Our head keeps us trapped in pain. If we avoid or run away from pain, we keep the pain inside, the more we control the more we suffer. Pain has always a purpose; it is the pain that drives us and tells us what we need to change. The impossible ideal of perfection is the source and the cause of our deepest anguish and sadness. We are not in ultimate control. All living creatures experience losses and we are powerless over our losses.

Grief is natural in life.

We all feel from time to time out of control, inadequate, uncertain, tense, struggling, in conflict, breaking down, falling to our knees, failing, torn apart, defeated and crying out in deep sorrow. But if we abandon the demands for perfection and go through the rage the hurt and don’t give up heart, we start accepting and healing through the hurt.

The heart breaks open when honesty humility acceptance and compassion comes in.

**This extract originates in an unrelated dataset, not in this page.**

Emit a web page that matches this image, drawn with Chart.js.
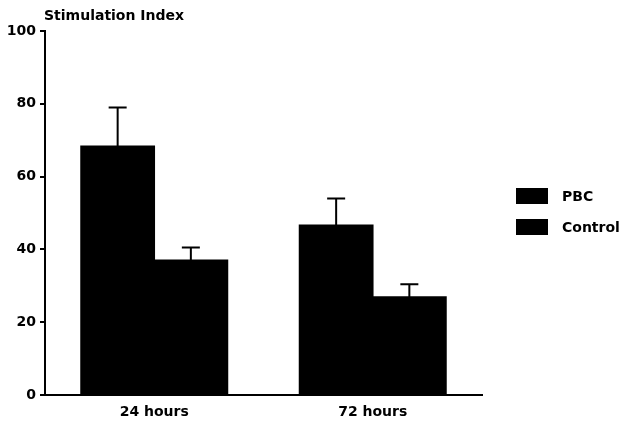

“No one is as whole as he who has a broken heart” (Rabbi Moshe Leib).

Only those who know darkness can truly appreciate light.

To experience sadness, anger, utter despair, howls of pain doesn’t demonstrate deficit of spirituality but rather the ultimate spirituality.

Spirituality is not certain, clear, clean, distinct, good or bad.  “The sanctity of a temple is that it is a place which men go to weep in common” (M. de Unamuno).

The sacred is revealed to us in the experience of pain and admission of failure.

“Our defects acknowledged, instead of repelling God, draw him to us. The person realizes that those things by which he feels unlovable are exactly what he has to offer God to attract him.”(R. Simon)

When Rabbi Riziner was imprisoned, he wept.  He was asked: “why do not accept this affliction as intended in love?” He answered; “when God sends bitterness, we ought to feel it.”

When we stop fighting the vulnerability and give into the truth of being how we are right now, we feel clean light and very alive. We can use our troubles, our losses and our grief, to heal and dis-cover the unique human experience the particular kind of person we are and meant to be-come. Failures can become successes suffering joy and imperfections the source of our longing and inspiration for the never ending growth.

We feel in pain, but we are not as helpless and overwhelmed as we were when we were children. In the present we can get up and try again, we can see the same old story in a different way and choose to write a new one and be as a whole as we possibly can.

If you want to help somebody with their pain, don’t take their pain away, help them to feel it.

What is Somatic Psychotherapy?

Soma is an old Greek word meaning body.

Somatic psychotherapy is grounded on the belief that body and mind are functionally identical, that body mind and spirit form a holistic entity.

Sensations perceptions thoughts emotions are understood as inextricably linked and interfunctioning aspects of human experience.